Tata ruang dan tata kota bagi IKN bisa sepenuhnya dikelola pemerintah ibu kota.
Siang hari, ibu kota hanya terisi Presiden, para menteri dan pejabat pemerintahan, aparatur kementerian dan petugas keamanan. Mungkin, di samping itu juga terisi kegiatan konvensi dan wisata. Belajar dari kepadatan Washington DC yang berlangsung cepat, sebagai salah satu contoh, perlukah akomodasi isu perumahan dan permukiman di wilayah inti/Kawasan Strategis Nasional?
Mumpung masih berangkat dari awal, baik bila kawasan inti dan pengembangan IKN dibebaskan dari hunian atau bahkan obsesi perkotaan metropolitan.
Kebutuhan perumahan dan permukiman (untuk pejabat tinggi sekalipun), pertokoan, pasar, rumah sakit, pendidikan, atau lainnya yang diperlukan lebih baik sepenuhnya dikembangkan dalam bentuk satelit-satelit kota mandiri yang didorong dan difasilitasi pembangunannya di wilayah penunjang di luar zona inti dan pengembangannya. Kebutuhan makan pagi, siang, dan malam aparat bisa dicukupi dengan mewajibkan tiap gedung memiliki kafe/resto (bila kantin dianggap kurang bergengsi). Pemerintah dan masyarakat di daerah sekitar dengan begitu secara nyata juga mendapat kue dari pemindahan ibu kota.

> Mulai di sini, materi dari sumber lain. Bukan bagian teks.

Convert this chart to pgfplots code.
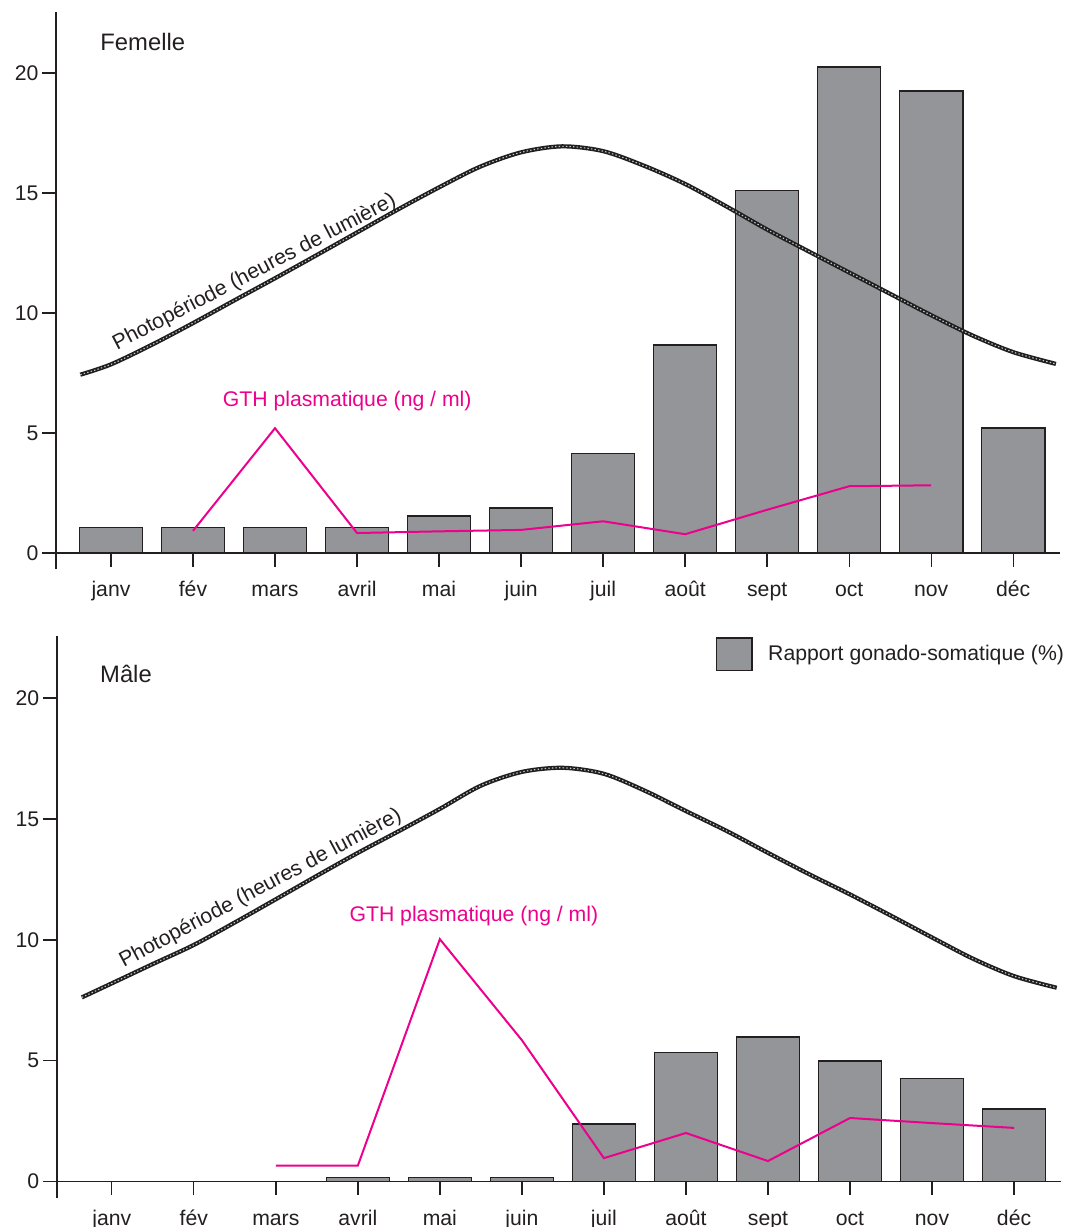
\documentclass[border=0pt]{standalone}
\usepackage{fontspec}
\setmainfont{Liberation Sans}
\usepackage{pgfplots}
\usepackage{pgfplotstable}
\pgfplotsset{compat=1.18}
\definecolor{gsfill}{HTML}{939598}
\definecolor{gsdraw}{HTML}{231F20}
\definecolor{gth}{HTML}{EC008C}
\definecolor{txt}{HTML}{231F20}
\newcommand{\lab}{\fontsize{10.6}{12.7}\selectfont}
\newcommand{\ttl}{\fontsize{11.9}{14}\selectfont}
\pgfplotsset{
  panel/.style={
    scale only axis,
    width=502pt,
    xmin=-0.67, xmax=11.57,
    axis y line=left,
    axis x line=middle,
    axis line style={-, draw=txt, line width=0.7pt},
    xtick={0,...,11},
    xticklabels={janv,fév,mars,avril,mai,juin,juil,août,sept,oct,nov,déc},
    ytick={0,5,10,15,20},
    tick style={draw=txt, line width=0.7pt},
    xtick align=outside,
    ytick align=outside,
    major tick length=6.8pt,
    hide obscured x ticks=false,
    hide obscured y ticks=false,
    tick label style={font=\lab, text=txt},
    xticklabel style={text height=8pt, text depth=2.5pt, yshift=-3.5pt},
    yticklabel style={xshift=1.5pt},
    /pgf/number format/assume math mode=true,
    clip=false,
  },
  gsbar/.style={ybar, bar width=0.77, fill=gsfill, draw=gsdraw, line width=0.7pt, bar shift=0pt},
  gthline/.style={draw=gth, line width=1pt, mark=none, sharp plot},
  photo/.style={smooth, draw=black!88, line width=2.1pt, mark=none},
  photodots/.style={smooth, draw=white!78!black, line width=0.55pt, mark=none, dash pattern=on 0.7pt off 1.1pt},
}
\pgfplotstableread{
x y
-0.374 7.43
0.0 7.86
0.5 8.68
1.0 9.58
1.5 10.52
2.0 11.45
2.5 12.40
3.0 13.36
3.5 14.32
4.0 15.24
4.5 16.10
5.0 16.70
5.5 16.95
6.0 16.75
6.5 16.14
7.0 15.38
7.5 14.45
8.0 13.48
8.5 12.58
9.0 11.69
9.5 10.80
10.0 9.91
10.5 9.07
11.0 8.37
11.52 7.88
}\photoF
\pgfplotstableread{
x y
-0.365 7.62
0.0 8.20
0.5 9.00
1.0 9.79
1.5 10.72
2.0 11.68
2.5 12.65
3.0 13.60
3.5 14.50
4.0 15.42
4.5 16.38
5.0 16.95
5.5 17.12
6.0 16.87
6.5 16.17
7.0 15.33
7.5 14.50
8.0 13.60
8.5 12.72
9.0 11.88
9.5 11.00
10.0 10.10
10.5 9.22
11.0 8.50
11.52 8.02
}\photoM
\begin{document}
\begin{tikzpicture}
\useasboundingbox (0,0) rectangle (539.5pt,-613.5pt);
% ---------- Femelle ----------
\begin{axis}[panel, at={(28pt,-284.5pt)}, anchor=south west,
  height=278.5pt, ymin=-0.67, ymax=22.55]
\addplot[gsbar, forget plot] coordinates {
(0,1.05) (1,1.05) (2,1.05) (3,1.05) (4,1.54) (5,1.88)
(6,4.15) (7,8.66) (8,15.1) (9,20.25) (10,19.26) (11,5.21)};
\addplot[photo, forget plot] table {\photoF};
\addplot[photodots, forget plot] table {\photoF};
\addplot[gthline, forget plot] coordinates {
(1,0.92) (2,5.2) (3,0.83) (4,0.9) (5,0.96) (6,1.32) (7,0.78) (8,1.8) (9,2.78) (10,2.82)};
\node[anchor=west, font=\ttl, text=txt, inner sep=0pt] at (axis cs:-0.133,21.3) {Femelle};
\node[font=\lab, text=txt, rotate=27.5, inner sep=0pt] at (axis cs:1.75,11.69) {Photopériode (heures de lumière)};
\node[font=\lab, text=gth, inner sep=0pt] at (axis cs:2.88,6.33) {GTH plasmatique (ng / ml)};
\end{axis}
% ---------- Male ----------
\begin{axis}[panel, at={(28.4pt,-599pt)}, anchor=south west,
  height=280.85pt, ymin=-0.68, ymax=22.56,
  legend style={at={(0.656,0.999)}, anchor=north west, draw=none, fill=none,
    inner sep=0pt, font=\lab, text=txt, column sep=0pt,
    nodes={inner sep=0pt}},
  legend cell align=left]
\addplot[gsbar, legend image code/.code={\draw[fill=gsfill, draw=gsdraw, line width=0.7pt] (0pt,-8.2pt) rectangle (17.75pt,8.2pt); \path (25.5pt,0pt);}] coordinates {
(3,0.16) (4,0.16) (5,0.16)
(6,2.38) (7,5.33) (8,5.99) (9,4.99) (10,4.27) (11,3.0)};
\addlegendentry{Rapport gonado-somatique (\%)}
\addplot[photo, forget plot] table {\photoM};
\addplot[photodots, forget plot] table {\photoM};
\addplot[gthline, forget plot] coordinates {
(2,0.66) (3,0.66) (4,10.03) (5,5.85) (6,0.97) (7,2.01) (8,0.85) (9,2.63) (10,2.42) (11,2.22)};
\node[anchor=west, font=\ttl, text=txt, inner sep=0pt] at (axis cs:-0.146,21.0) {Mâle};
\node[font=\lab, text=txt, rotate=28, inner sep=0pt] at (axis cs:1.815,12.12) {Photopériode (heures de lumière)};
\node[font=\lab, text=gth, inner sep=0pt] at (axis cs:4.415,10.98) {GTH plasmatique (ng / ml)};
\end{axis}
\end{tikzpicture}
\end{document}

Infografik Halaman 1 Zonasi Ibu Kota Negara (IKN) Sebaran Sektor Ekonomi di Ibu Kota Negara Baru
Apa yang penting dari soal kejernihan konsepsi tadi? Perencanaan dan penataan kota dan penahapan pembiayaannya bisa dirancang dengan lebih baik. Penyajian kota sebagai tempat penyelenggaraan pemerintahan pusat bisa berjalan tenang, teratur, teduh. Kerja sama dengan swasta bisa diarahkan melalui pembagian peran dan alokasi ruang di kawasan periferi, sejauh mungkin melibatkan pola campur pembiayaan atau pemilikan yang kerap menimbulkan problem sekitar akuntabilitas di ujungnya.
Selebihnya tinggal memikirkan: siapa dan mekanisme untuk membantu Presiden mengawasi semua itu. Yang penting, jangan sampai kepala otorita berubah peran jadi ”menteri senior”, atau sebaliknya: Presiden yang malah terjebak sibuk dengan urusan otorita.